@hawkeye10,
Quote:This case continues to look like the work of an out of control prosecutor, looking for someone to blame because a troubled good looking girl took her own life.
But it also looks like a school district trying to control it's image. If school personnel knew of, and actually witnessed, the treatment of this girl, and did nothing to intervene, it not only puts them in a bad light, it makes them complicit in this tragedy. Most of the bullying occurred on school property.
I think the problem is that there are not clear laws to deal with the type of bullying that went on in this case. The actions and behavior of the bullies in this instance really falls into a murky, poorly defined area. That's why the D.A.'s charges do not appear to fit the situation.
The girl really wasn't threatened physically, as Merry Andrew suggested. At least not until that last day when a soda can may have been thrown at her. If so, was the can empty? If empty, it wasn't much of a physical threat or physical attack. Certainly nothing you could hang a criminal charge on.
The girl was mercilessly harassed, apparently over a period of time, to a point where it constituted severe emotional abuse by other students. It was child on child emotional abuse. And you know it was abuse because the mother reported it, and her child's distress about it, to the school, and some of it was witnessed in the school by teachers.

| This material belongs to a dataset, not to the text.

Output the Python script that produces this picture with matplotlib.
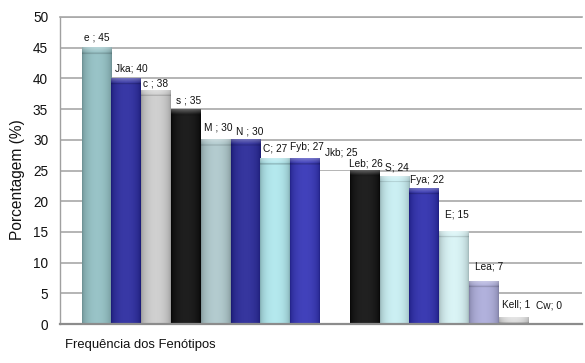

You know it was severe because it led to a suicide. And, in considering the severity of emotional abuse, I do think you should take the suicide into account. Harassment and stalking are crimes. Those sorts of charges the D.A. could justify. But, because those charges don't capture the emotional abuse, and it's affect on the victim, I think the D.A. went fishing for other charges to convey a sense of outrage over what happened and the tragic result.
The question then becomes when do you charge school bullies with criminal harassment? How do you draw a line between "normal" teasing or tauting and
a criminal act when you are dealing with minors? This is what future legislation must address. And I do believe we must address it legally. It is clear that bullying must be controlled, stopped, and appropriately punished, in all schools. Children have a right to a safe school environment, free from both physical and emotional harm.
We may need to mandate the reporting of child on child physical and emotional abuse. The laws are not clear on that mandate now, most apply to reporting abuse done by a parent or other adult, and even the mandated reporting of emotional abuse done by a parent isn't all that clear. But emotional abuse does go on between children, sometimes by siblings, sometimes by peers, and we must start addressing it. First we have to clearly define it in a child on child situation. Then we need to have ways of addressing it, and a start might be to mandate that teachers and school personnel report suspected cases to protective services, as well as contacting the parents of the children doing the bullying. The only main advantage of mandating such reporting would be to get the parents of the bullies involved so they are made aware of their children's behavior, and so that protective services can refer such matters to Family Court. This doesn't really provide any immediate help for the victim.
And the schools all have to initiate programs to deal with bullying. The overall situation with bullying has gone way beyond the bounds of anything acceptable as "normal" adolescent behavior. We have to treat it seriously and punish it with more than a slap on the wrist.
It does seem that, in the case of this poor 15 year old, the school should have done far more to deal with the situation. If an investigation finds they were negligent, there should be appropriate punishments or ramifications.
I can't say I agree with what the D.A. is doing in this situation, but I can understand and sympathize with her reasons for doing it. I think she is hamstrung by a lack of an appropriate set of laws to apply to this case. I think we have to get such laws in place, either civil laws or criminal laws, on a nationwide basis, and start treating bullying as a crime.